■ AVAILABLE DATA:
= = = =
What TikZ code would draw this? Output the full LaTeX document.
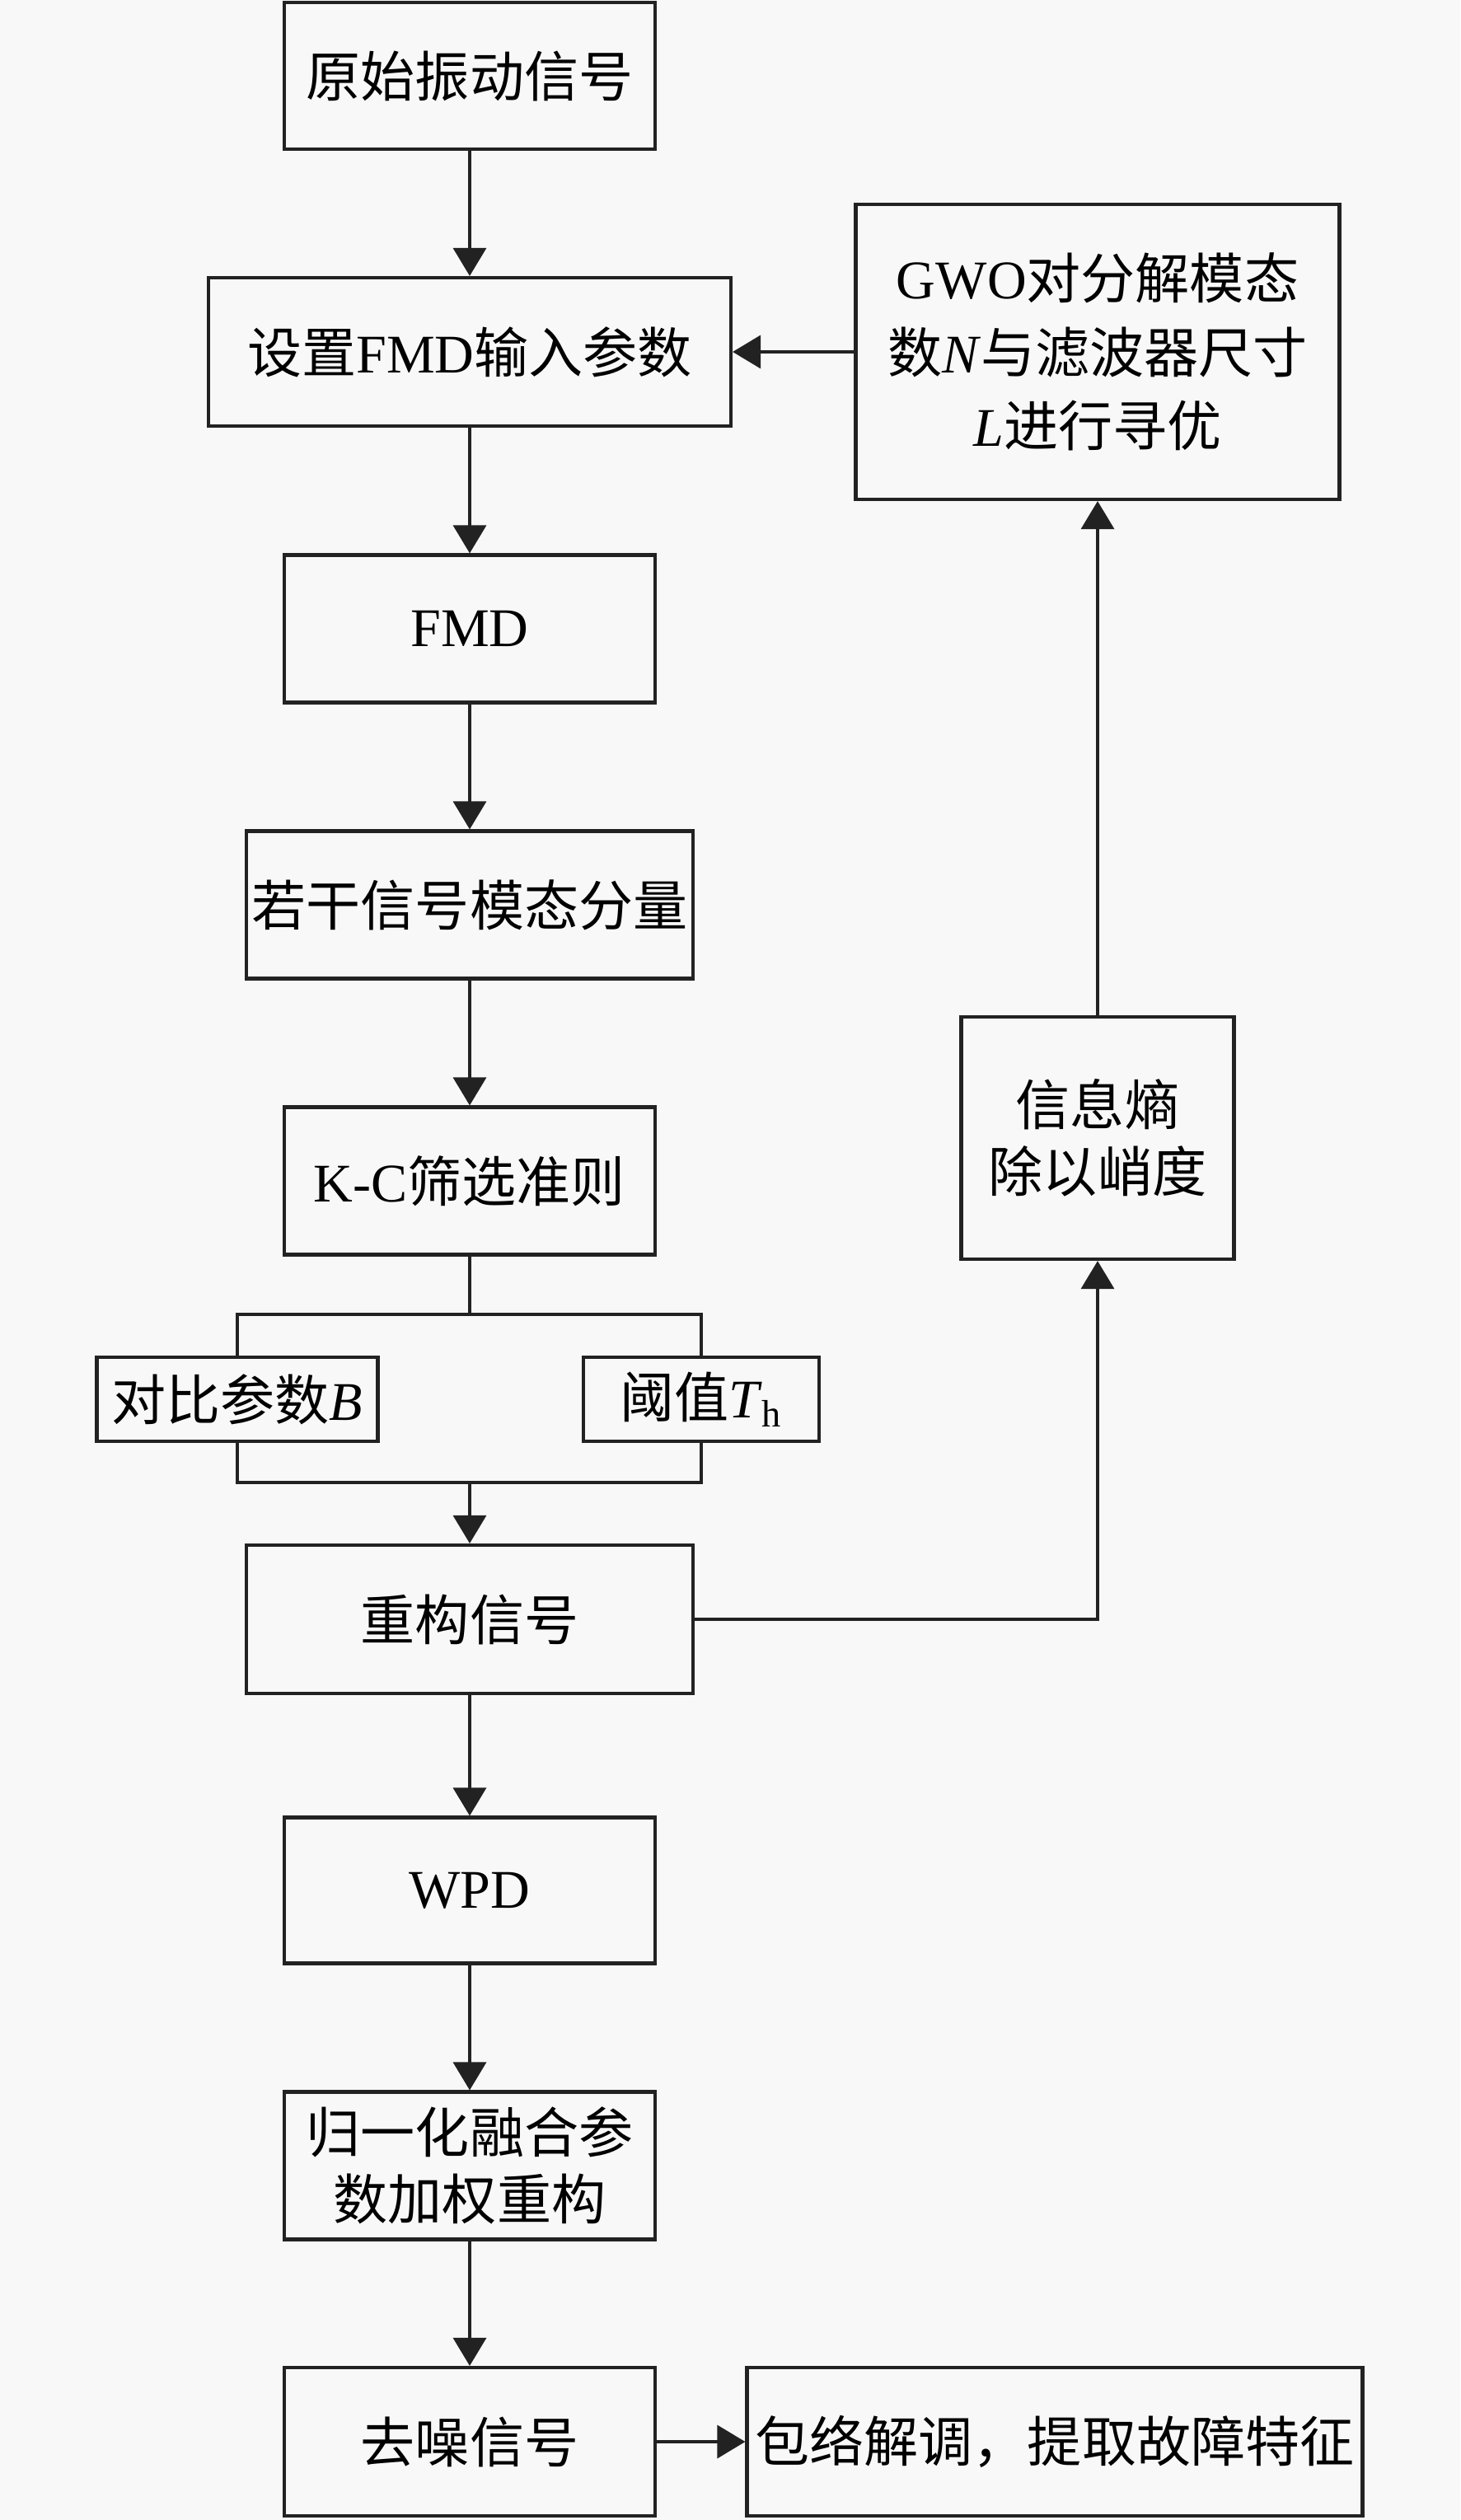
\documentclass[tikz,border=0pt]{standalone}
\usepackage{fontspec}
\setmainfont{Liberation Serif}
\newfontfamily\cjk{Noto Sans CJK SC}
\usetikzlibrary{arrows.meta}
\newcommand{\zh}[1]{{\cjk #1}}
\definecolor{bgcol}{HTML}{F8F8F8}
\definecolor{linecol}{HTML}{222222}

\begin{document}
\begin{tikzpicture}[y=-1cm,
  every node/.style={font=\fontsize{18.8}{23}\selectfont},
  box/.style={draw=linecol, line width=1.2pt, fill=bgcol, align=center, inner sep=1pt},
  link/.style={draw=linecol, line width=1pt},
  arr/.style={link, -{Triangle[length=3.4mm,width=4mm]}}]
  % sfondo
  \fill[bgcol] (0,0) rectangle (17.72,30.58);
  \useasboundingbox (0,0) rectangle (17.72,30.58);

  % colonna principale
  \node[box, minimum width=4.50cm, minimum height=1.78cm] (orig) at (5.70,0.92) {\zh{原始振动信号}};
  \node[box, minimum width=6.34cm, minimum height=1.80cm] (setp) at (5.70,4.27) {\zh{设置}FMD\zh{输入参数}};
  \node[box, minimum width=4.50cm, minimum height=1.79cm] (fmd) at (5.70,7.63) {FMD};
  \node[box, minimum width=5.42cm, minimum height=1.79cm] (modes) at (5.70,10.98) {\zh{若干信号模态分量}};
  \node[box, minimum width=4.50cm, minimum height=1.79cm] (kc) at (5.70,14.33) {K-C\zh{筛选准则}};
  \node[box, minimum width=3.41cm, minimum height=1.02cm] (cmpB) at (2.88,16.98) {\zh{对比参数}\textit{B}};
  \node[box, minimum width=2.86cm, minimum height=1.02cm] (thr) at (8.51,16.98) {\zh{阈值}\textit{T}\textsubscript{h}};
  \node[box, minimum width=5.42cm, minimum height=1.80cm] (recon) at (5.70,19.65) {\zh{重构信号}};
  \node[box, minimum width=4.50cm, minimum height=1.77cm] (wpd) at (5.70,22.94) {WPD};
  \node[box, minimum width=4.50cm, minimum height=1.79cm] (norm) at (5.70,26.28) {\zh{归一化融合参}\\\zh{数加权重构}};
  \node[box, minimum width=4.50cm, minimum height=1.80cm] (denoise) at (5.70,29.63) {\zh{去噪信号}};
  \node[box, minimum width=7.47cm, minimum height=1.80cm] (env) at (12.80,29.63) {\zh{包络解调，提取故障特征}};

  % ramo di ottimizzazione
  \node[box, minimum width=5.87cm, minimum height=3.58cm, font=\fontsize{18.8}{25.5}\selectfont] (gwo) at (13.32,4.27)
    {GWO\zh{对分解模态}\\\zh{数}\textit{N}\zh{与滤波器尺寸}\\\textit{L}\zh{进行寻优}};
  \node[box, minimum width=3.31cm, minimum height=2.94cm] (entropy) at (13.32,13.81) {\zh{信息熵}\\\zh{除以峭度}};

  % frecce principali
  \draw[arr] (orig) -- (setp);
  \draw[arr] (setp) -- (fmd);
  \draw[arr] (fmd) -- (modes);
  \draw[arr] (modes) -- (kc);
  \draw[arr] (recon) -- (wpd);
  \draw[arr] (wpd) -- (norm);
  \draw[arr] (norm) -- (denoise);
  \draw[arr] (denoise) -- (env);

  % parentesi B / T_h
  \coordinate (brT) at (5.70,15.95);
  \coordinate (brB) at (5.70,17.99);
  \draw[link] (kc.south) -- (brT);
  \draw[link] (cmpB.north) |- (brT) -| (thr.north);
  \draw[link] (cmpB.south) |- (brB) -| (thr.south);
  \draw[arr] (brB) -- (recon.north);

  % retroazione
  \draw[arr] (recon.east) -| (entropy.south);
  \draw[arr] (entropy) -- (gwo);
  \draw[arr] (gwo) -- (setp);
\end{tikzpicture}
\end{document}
= = = =
■ GOAL OF THE EXERCISE:
Your task is to repeat the material above exactly, without its pictures.

■ RESPONSE TO THE EXERCISE:
What TikZ code would draw this? Output the full LaTeX document.
\documentclass[tikz,border=0pt]{standalone}
\usepackage{fontspec}
\setmainfont{Liberation Serif}
\newfontfamily\cjk{Noto Sans CJK SC}
\usetikzlibrary{arrows.meta}
\newcommand{\zh}[1]{{\cjk #1}}
\definecolor{bgcol}{HTML}{F8F8F8}
\definecolor{linecol}{HTML}{222222}

\begin{document}
\begin{tikzpicture}[y=-1cm,
  every node/.style={font=\fontsize{18.8}{23}\selectfont},
  box/.style={draw=linecol, line width=1.2pt, fill=bgcol, align=center, inner sep=1pt},
  link/.style={draw=linecol, line width=1pt},
  arr/.style={link, -{Triangle[length=3.4mm,width=4mm]}}]
  % sfondo
  \fill[bgcol] (0,0) rectangle (17.72,30.58);
  \useasboundingbox (0,0) rectangle (17.72,30.58);

  % colonna principale
  \node[box, minimum width=4.50cm, minimum height=1.78cm] (orig) at (5.70,0.92) {\zh{原始振动信号}};
  \node[box, minimum width=6.34cm, minimum height=1.80cm] (setp) at (5.70,4.27) {\zh{设置}FMD\zh{输入参数}};
  \node[box, minimum width=4.50cm, minimum height=1.79cm] (fmd) at (5.70,7.63) {FMD};
  \node[box, minimum width=5.42cm, minimum height=1.79cm] (modes) at (5.70,10.98) {\zh{若干信号模态分量}};
  \node[box, minimum width=4.50cm, minimum height=1.79cm] (kc) at (5.70,14.33) {K-C\zh{筛选准则}};
  \node[box, minimum width=3.41cm, minimum height=1.02cm] (cmpB) at (2.88,16.98) {\zh{对比参数}\textit{B}};
  \node[box, minimum width=2.86cm, minimum height=1.02cm] (thr) at (8.51,16.98) {\zh{阈值}\textit{T}\textsubscript{h}};
  \node[box, minimum width=5.42cm, minimum height=1.80cm] (recon) at (5.70,19.65) {\zh{重构信号}};
  \node[box, minimum width=4.50cm, minimum height=1.77cm] (wpd) at (5.70,22.94) {WPD};
  \node[box, minimum width=4.50cm, minimum height=1.79cm] (norm) at (5.70,26.28) {\zh{归一化融合参}\\\zh{数加权重构}};
  \node[box, minimum width=4.50cm, minimum height=1.80cm] (denoise) at (5.70,29.63) {\zh{去噪信号}};
  \node[box, minimum width=7.47cm, minimum height=1.80cm] (env) at (12.80,29.63) {\zh{包络解调，提取故障特征}};

  % ramo di ottimizzazione
  \node[box, minimum width=5.87cm, minimum height=3.58cm, font=\fontsize{18.8}{25.5}\selectfont] (gwo) at (13.32,4.27)
    {GWO\zh{对分解模态}\\\zh{数}\textit{N}\zh{与滤波器尺寸}\\\textit{L}\zh{进行寻优}};
  \node[box, minimum width=3.31cm, minimum height=2.94cm] (entropy) at (13.32,13.81) {\zh{信息熵}\\\zh{除以峭度}};

  % frecce principali
  \draw[arr] (orig) -- (setp);
  \draw[arr] (setp) -- (fmd);
  \draw[arr] (fmd) -- (modes);
  \draw[arr] (modes) -- (kc);
  \draw[arr] (recon) -- (wpd);
  \draw[arr] (wpd) -- (norm);
  \draw[arr] (norm) -- (denoise);
  \draw[arr] (denoise) -- (env);

  % parentesi B / T_h
  \coordinate (brT) at (5.70,15.95);
  \coordinate (brB) at (5.70,17.99);
  \draw[link] (kc.south) -- (brT);
  \draw[link] (cmpB.north) |- (brT) -| (thr.north);
  \draw[link] (cmpB.south) |- (brB) -| (thr.south);
  \draw[arr] (brB) -- (recon.north);

  % retroazione
  \draw[arr] (recon.east) -| (entropy.south);
  \draw[arr] (entropy) -- (gwo);
  \draw[arr] (gwo) -- (setp);
\end{tikzpicture}
\end{document}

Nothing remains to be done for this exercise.